| Aim of the exercise |
All the data below goes into the copy word for word, but the pictures don't.

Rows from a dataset
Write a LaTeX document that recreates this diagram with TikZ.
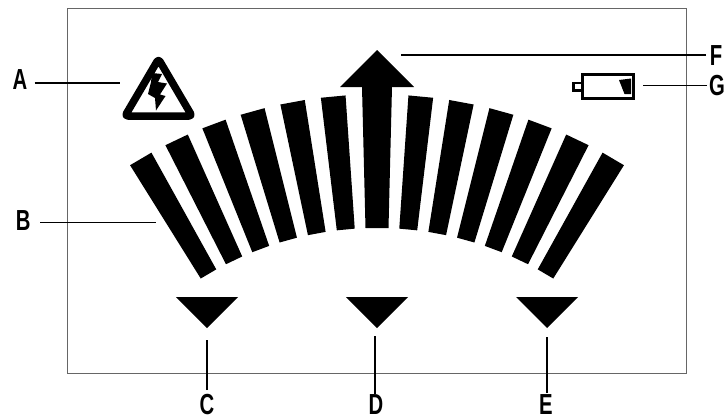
\documentclass[tikz,border=0pt]{standalone}
\usepackage{fontspec}
\setmainfont[FakeStretch=0.7]{Liberation Sans Bold}
\tikzset{
  leader/.style={draw=black,line width=1.3pt},
  lab/.style={font=\fontsize{29}{29}\selectfont,inner sep=0pt,text=black},
  solid black/.style={fill=black,draw=none}
}
\begin{document}
\begin{tikzpicture}[x=1pt,y=-1pt]
\useasboundingbox (0,0) rectangle (726,418);
\draw[draw=black!60,line width=0.9pt] (67,8) rectangle (686.5,373.5);
% bars
\foreach \a in {-30.5,-25.5,-20.5,-15.5,-10.45,-5.4,5.4,10.45,15.5,20.5,25.5,30.5}{
  \fill[black,shift={(377,560)},rotate=\a]
    (-12.4,-465.5) -- (12.4,-465.5) -- (9,-332) -- (-9,-332) -- cycle;
}
% centre arrow
\fill[black] (377,50) -- (414,87) -- (392,87) -- (388.5,228) -- (365.5,228) -- (362,87) -- (340,87) -- cycle;
% triangles
\fill[black] (176,297) -- (238,297) -- (207,328) -- cycle;
\fill[black] (346,297) -- (408,297) -- (377,328) -- cycle;
\fill[black] (516,297) -- (578,297) -- (547,328) -- cycle;
% warning sign
\draw[line width=7.5pt,line join=round,rounded corners=3pt] (158.5,59) -- (192,116) -- (125,116) -- cycle;
\fill[black] (152,73) -- (162,74) -- (158,82) -- (167,83.5) -- (160,94.5) -- (165.5,96) -- (156,110.5) -- (155,98) -- (148,94) -- (151,82) -- cycle;
% battery
\draw[line width=3pt] (582.5,74.5) rectangle (633,98.5);
\draw[line width=2.5pt] (581,83) -- (573.5,83) -- (573.5,90.5) -- (581,90.5);
\fill[black] (619,80) -- (631,78.5) -- (631,94) -- (624.5,94) -- cycle;
% labels
\node[lab] (A) at (20,80) {A};
\node[lab] (B) at (23.3,221) {B};
\node[lab] (C) at (207,405) {C};
\node[lab] (D) at (376,405) {D};
\node[lab] (E) at (546,405) {E};
\node[lab] (F) at (716,55.5) {F};
\node[lab] (G) at (717,85.5) {G};
% leaders
\coordinate (a1) at (120,83); \coordinate (a0) at (34.5,83);
\coordinate (b1) at (156,222.5); \coordinate (b0) at (40,222.5);
\coordinate (c1) at (207,340); \coordinate (c0) at (207,390);
\coordinate (d1) at (375,336); \coordinate (d0) at (375,394);
\coordinate (e1) at (547,337); \coordinate (e0) at (547,393);
\coordinate (f1) at (400.5,55); \coordinate (f0) at (706,55);
\coordinate (g1) at (642.5,85.5); \coordinate (g0) at (707,85.5);
\draw[leader] (a0) -- (a1);
\draw[leader] (b0) -- (b1);
\draw[leader] (c0) -- (c1);
\draw[leader] (d0) -- (d1);
\draw[leader] (e0) -- (e1);
\draw[leader] (f0) -- (f1);
\draw[leader] (g0) -- (g1);
\end{tikzpicture}
\end{document}
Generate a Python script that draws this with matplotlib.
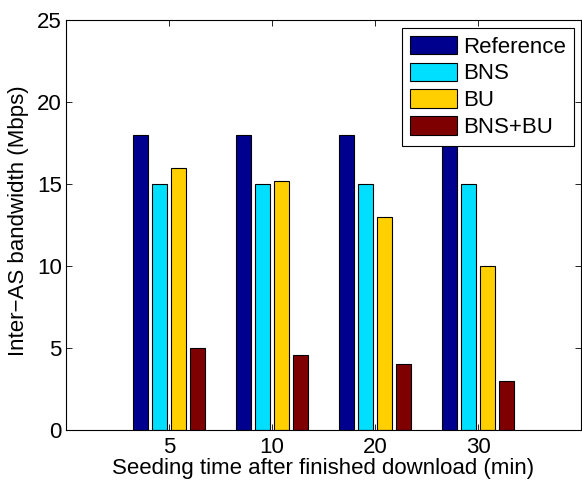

| Completed task |
Write a LaTeX document that recreates this diagram with TikZ.
\documentclass[tikz,border=0pt]{standalone}
\usepackage{fontspec}
\setmainfont[FakeStretch=0.7]{Liberation Sans Bold}
\tikzset{
  leader/.style={draw=black,line width=1.3pt},
  lab/.style={font=\fontsize{29}{29}\selectfont,inner sep=0pt,text=black},
  solid black/.style={fill=black,draw=none}
}
\begin{document}
\begin{tikzpicture}[x=1pt,y=-1pt]
\useasboundingbox (0,0) rectangle (726,418);
\draw[draw=black!60,line width=0.9pt] (67,8) rectangle (686.5,373.5);
% bars
\foreach \a in {-30.5,-25.5,-20.5,-15.5,-10.45,-5.4,5.4,10.45,15.5,20.5,25.5,30.5}{
  \fill[black,shift={(377,560)},rotate=\a]
    (-12.4,-465.5) -- (12.4,-465.5) -- (9,-332) -- (-9,-332) -- cycle;
}
% centre arrow
\fill[black] (377,50) -- (414,87) -- (392,87) -- (388.5,228) -- (365.5,228) -- (362,87) -- (340,87) -- cycle;
% triangles
\fill[black] (176,297) -- (238,297) -- (207,328) -- cycle;
\fill[black] (346,297) -- (408,297) -- (377,328) -- cycle;
\fill[black] (516,297) -- (578,297) -- (547,328) -- cycle;
% warning sign
\draw[line width=7.5pt,line join=round,rounded corners=3pt] (158.5,59) -- (192,116) -- (125,116) -- cycle;
\fill[black] (152,73) -- (162,74) -- (158,82) -- (167,83.5) -- (160,94.5) -- (165.5,96) -- (156,110.5) -- (155,98) -- (148,94) -- (151,82) -- cycle;
% battery
\draw[line width=3pt] (582.5,74.5) rectangle (633,98.5);
\draw[line width=2.5pt] (581,83) -- (573.5,83) -- (573.5,90.5) -- (581,90.5);
\fill[black] (619,80) -- (631,78.5) -- (631,94) -- (624.5,94) -- cycle;
% labels
\node[lab] (A) at (20,80) {A};
\node[lab] (B) at (23.3,221) {B};
\node[lab] (C) at (207,405) {C};
\node[lab] (D) at (376,405) {D};
\node[lab] (E) at (546,405) {E};
\node[lab] (F) at (716,55.5) {F};
\node[lab] (G) at (717,85.5) {G};
% leaders
\coordinate (a1) at (120,83); \coordinate (a0) at (34.5,83);
\coordinate (b1) at (156,222.5); \coordinate (b0) at (40,222.5);
\coordinate (c1) at (207,340); \coordinate (c0) at (207,390);
\coordinate (d1) at (375,336); \coordinate (d0) at (375,394);
\coordinate (e1) at (547,337); \coordinate (e0) at (547,393);
\coordinate (f1) at (400.5,55); \coordinate (f0) at (706,55);
\coordinate (g1) at (642.5,85.5); \coordinate (g0) at (707,85.5);
\draw[leader] (a0) -- (a1);
\draw[leader] (b0) -- (b1);
\draw[leader] (c0) -- (c1);
\draw[leader] (d0) -- (d1);
\draw[leader] (e0) -- (e1);
\draw[leader] (f0) -- (f1);
\draw[leader] (g0) -- (g1);
\end{tikzpicture}
\end{document}
Generate a Python script that draws this with matplotlib.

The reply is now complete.